6th February 2014 Print

Have you ever wondered what is spread betting

Spread betting allows you to speculate on the price movements of a huge range of financial assets and instruments. Spread betting also provides the flexibility to take a position whether the market falls or rises. And unlike traditional share trading you need relatively little initial capital to get started. Here you can learn how to get started with spread betting.

What Is The Spread?

All spread bets are quoted with two prices. There is the buy price, which is the price you choose if you think that the market is going to increase. And there is this is the sell price, which is the price you can short if you think the market is going to fall. The difference between these two prices is called the spread.

Spread Betting Allows You To Use Margin

One of the key concepts with spread betting is that it allows you to trade on margin. This means that you only have to put up a small percentage of the entire value of your position. The margin required with spread betting is typically between 1% and 10% of the entire value of the position.

How Spread Betting Differs From Traditional Trading

Spread betting differs from traditional trading in a number of key aspects. Firstly, there are no commissions on a spread bet.

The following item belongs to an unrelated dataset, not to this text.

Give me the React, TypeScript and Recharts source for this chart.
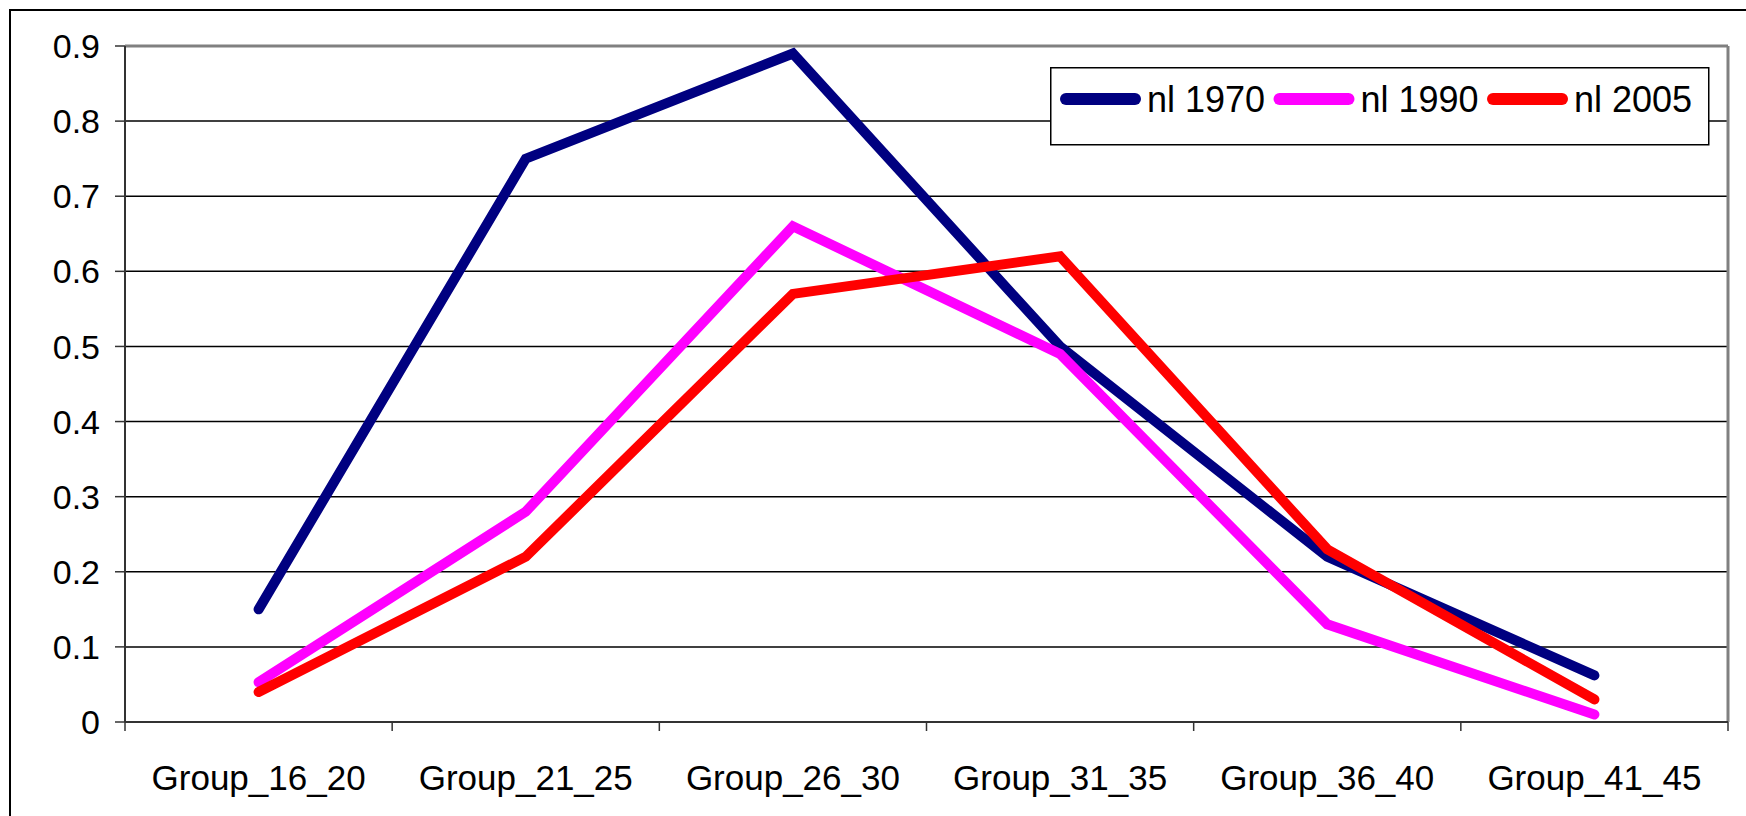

Instead the spread betting firm makes their income from the spread, which is the difference between the buy and the sell price. Secondly, spread bets are a derivative financial product. This means that you are speculating on the move of an underlying asset rather than the asset itself. 

Examples of such underlying assets are currencies, shares and commodities. Thirdly, unlike trading shears or indices you can speculate on both movements up in price and movements down in price.

An Example Of A Spread Bet

To help you understand exactly how spread betting works we can use a specific example from the financial news.

Recently Deutsche Bank shares lost 5.4% falling to €37.21 after the bank reported a pre-tax loss of €1.15 billion. This result was particularly disappointing considering that analysts were expecting a €628 million profit. 

Now imagine you wanted to make a spread bet based on that situation. Before the announcement of the loss a spread betting firm might be offering a spread of 39.03 - 39.12. You can bet on whether Deutsche Bank will end up above 39.12 or below 39.03. In this case if you correctly predicted that the shares were going to fall then you would have made a profit. How much will depend on your initial stake size.

How To Manage Risk With Spread Betting

Because spread betting allows you to leverage your trades it can be very lucrative. But, leverage also increases the risk of your trades– and the potential for substantial losses. This is why it is important to manage your risk. Luckily spread betting has a number of different risk management tools that you can use to limit your losses. These include stop loss orders and guaranteed stop loss orders. 

As Larry Hite noted in the famous trading book ‘Market Wizards’ about risk, ‘Throughout my financial career, I have continually witnessed examples of other people that I have known being ruined by a failure to respect risk. If you don’t take a hard look at risk, it will take you.’